Die Sonne ist nur Helligkeit. Sie kennt keine Dunkelheit. Trotzdem sprichst du von der Dunkelheit, die vor der Sonne flieht. Beim Blick des Gurus verschwindet die Unwissenheit des Devotees, wie die Dunkelheit vor der Sonne verschwindet. Du bist vom Sonnenlicht umgeben. Doch wenn du die Sonne sehen möchtest, musst du dich ihr zuwenden und sie ansehen. So ist es auch mit der Gnade. Du musst dich ihr zuwenden, obwohl sie hier und jetzt gegenwärtig ist.“

F.: “Kann nicht Gnade das Reifwerden des Suchenden beschleunigen?”
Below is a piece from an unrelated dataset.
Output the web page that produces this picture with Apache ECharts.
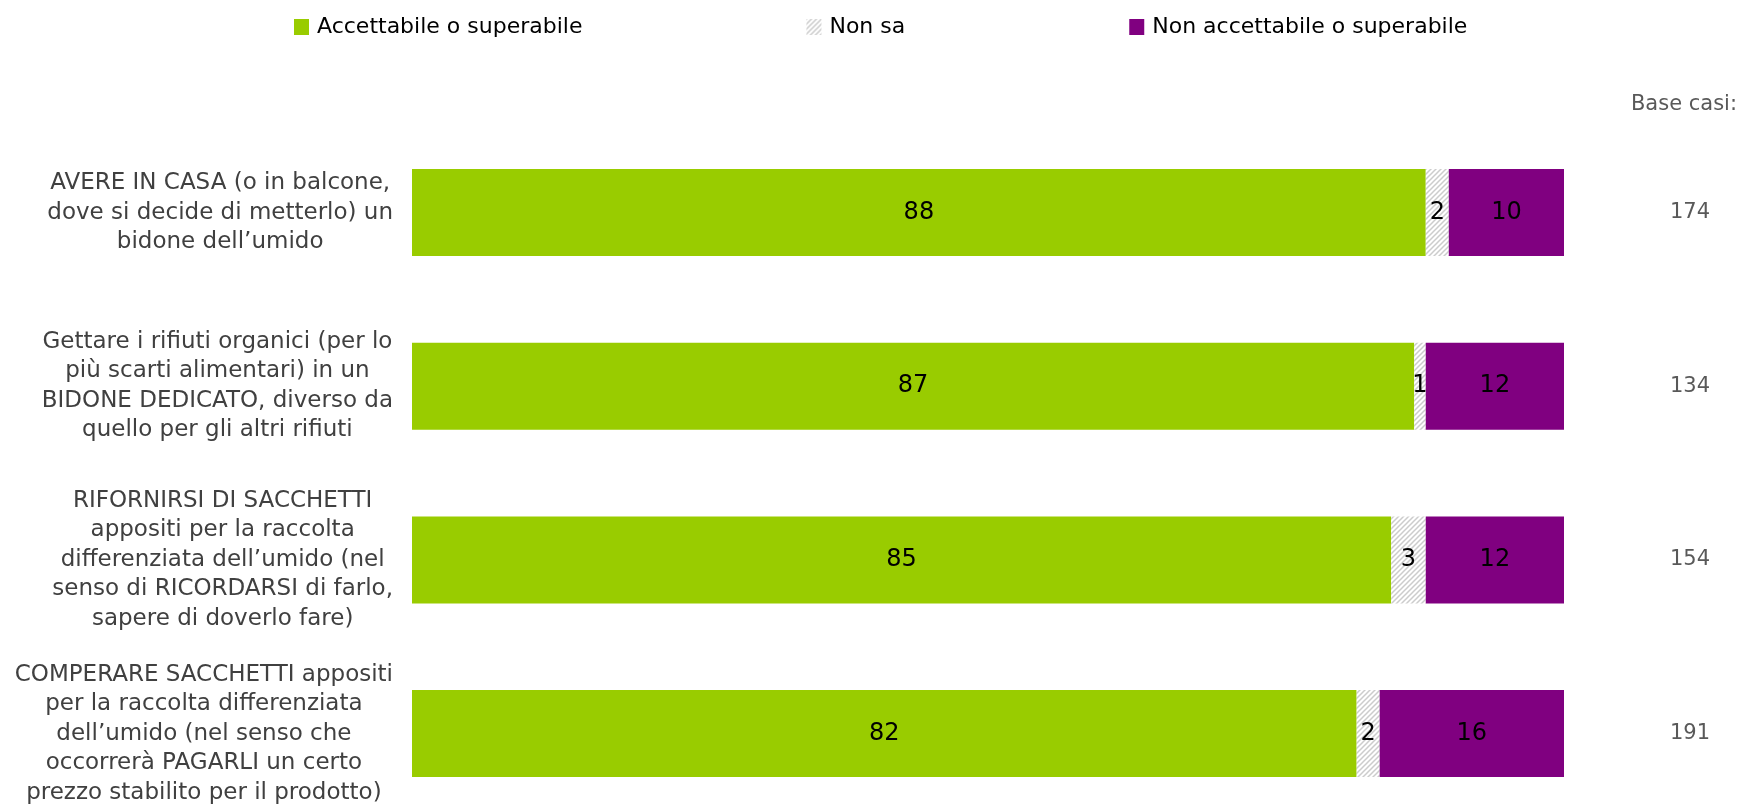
<!DOCTYPE html>
<html>
<head>
<meta charset="utf-8">
<script src="https://cdn.jsdelivr.net/npm/echarts@6/dist/echarts.min.js"></script>
<style>
html,body{margin:0;padding:0;background:#fff;}
#chart{width:1742px;height:805px;}
</style>
</head>
<body>
<div id="chart"></div>
<script>
const categories = [
  "AVERE IN CASA (o in balcone,\ndove si decide di metterlo) un\nbidone dell’umido",
  "Gettare i rifiuti organici (per lo\npiù scarti alimentari) in un\nBIDONE DEDICATO, diverso da\nquello per gli altri rifiuti",
  "RIFORNIRSI DI SACCHETTI\nappositi per la raccolta\ndifferenziata dell’umido (nel\nsenso di RICORDARSI di farlo,\nsapere di doverlo fare)",
  "COMPERARE SACCHETTI appositi\nper la raccolta differenziata\ndell’umido (nel senso che\noccorrerà PAGARLI un certo\nprezzo stabilito per il prodotto)"
];
const seriesNames = ["Accettabile o superabile", "Non sa", "Non accettabile o superabile"];
const accettabile = [88, 87, 85, 82];
const nonSa = [2, 1, 3, 2];
const nonAccettabile = [10, 12, 12, 16];
const baseCasi = ["174", "134", "154", "191"];
const baseTitle = "Base casi:";

// striped pattern for "Non sa"
const pc = document.createElement('canvas');
pc.width = 5; pc.height = 5;
const g = pc.getContext('2d');
g.fillStyle = '#ffffff'; g.fillRect(0,0,5,5);
g.strokeStyle = '#cccccc'; g.lineWidth = 1.5;
g.beginPath();
g.moveTo(-1,6); g.lineTo(6,-1);
g.moveTo(-6,6); g.lineTo(6,-6);
g.moveTo(-1,11); g.lineTo(11,-1);
g.stroke();
const stripe = {image: pc, repeat: 'repeat'};

const font = 'DejaVu Sans, Verdana, sans-serif';
const chart = echarts.init(document.getElementById('chart'), null, {renderer: 'canvas'});
const labelCfg = {show: true, position: 'inside', color: '#000', fontSize: 24, fontFamily: font};
chart.setOption({
  animation: false,
  textStyle: {fontFamily: font},
  title: {
    text: baseTitle, right: 0, top: 89,
    textStyle: {fontSize: 21, fontWeight: 'normal', color: '#595959', fontFamily: font}
  },
  legend: {
    data: seriesNames,
    left: 289, top: 11,
    itemWidth: 15, itemHeight: 16, itemGap: 224,
    icon: 'rect',
    textStyle: {fontSize: 22, color: '#000', fontFamily: font, padding: [0,0,0,3]}
  },
  grid: {left: 412, right: 178, top: 125.7, height: 694.7, containLabel: false, outerBoundsMode: 'none'},
  xAxis: {type: 'value', min: 0, max: 100, show: false},
  yAxis: [
    {
      type: 'category', data: categories, inverse: true, position: 'left',
      axisLine: {show: false}, axisTick: {show: false}, splitLine: {show: false},
      axisLabel: {
        align: 'right', margin: 19, fontSize: 23, lineHeight: 29.5, color: '#404040', fontFamily: font,
        formatter: v => v.split('\n').map(l => '{c|' + l + '}').join('\n'),
        rich: {c: {align: 'center', fontSize: 23, lineHeight: 29.5, color: '#404040', fontFamily: font}}
      }
    },
    {
      type: 'category', data: baseCasi, inverse: true, position: 'right',
      axisLine: {show: false}, axisTick: {show: false}, splitLine: {show: false},
      axisLabel: {align: 'center', margin: 126, fontSize: 21, color: '#595959', fontFamily: font}
    }
  ],
  series: [
    {name: seriesNames[0], type: 'bar', stack: 's', barWidth: 87, data: accettabile,
     itemStyle: {color: '#99cc00'}, label: labelCfg},
    {name: seriesNames[1], type: 'bar', stack: 's', barWidth: 87, data: nonSa,
     itemStyle: {color: stripe}, label: labelCfg},
    {name: seriesNames[2], type: 'bar', stack: 's', barWidth: 87, data: nonAccettabile,
     itemStyle: {color: '#800080'}, label: labelCfg}
  ]
});
</script>
</body>
</html>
M.: “Überlasse das alles dem Meister. Gib dich Ihm vorbehaltlos hin.“

Eines von beidem musst du tun: entweder du gibst dich hin, weil du einsiehst, dass du unfähig bist und eine höhere Kraft brauchst, die dir hilft, oder du ergründest die Ursache des Übels, tauchst in die Quelle ein und vereinigst dich mit dem Selbst. Welchen Weg du auch einschlägst, du wirst frei von Leid sein. Gott oder der Guru lassen den Devotee, der sich unterworfen hat, niemals im Stich.“

Die hauptsächliche Unterweisung, die Ramana Maharshi gab, geschah im Schweigen, wie es vormals Dakshinamurthi tat. Göttliche Seligkeit durchdrang jene, die um ihn herum saßen. In dieser Stille wurden die Zweifel seiner Anhänger geklärt, und ihre Fragen wurden entweder beantwortet oder verblassten und verschwanden. Dieses Schweigen war und ist eine dynamische Kraft. Sie ist in ihrem Wesen ewig und universal.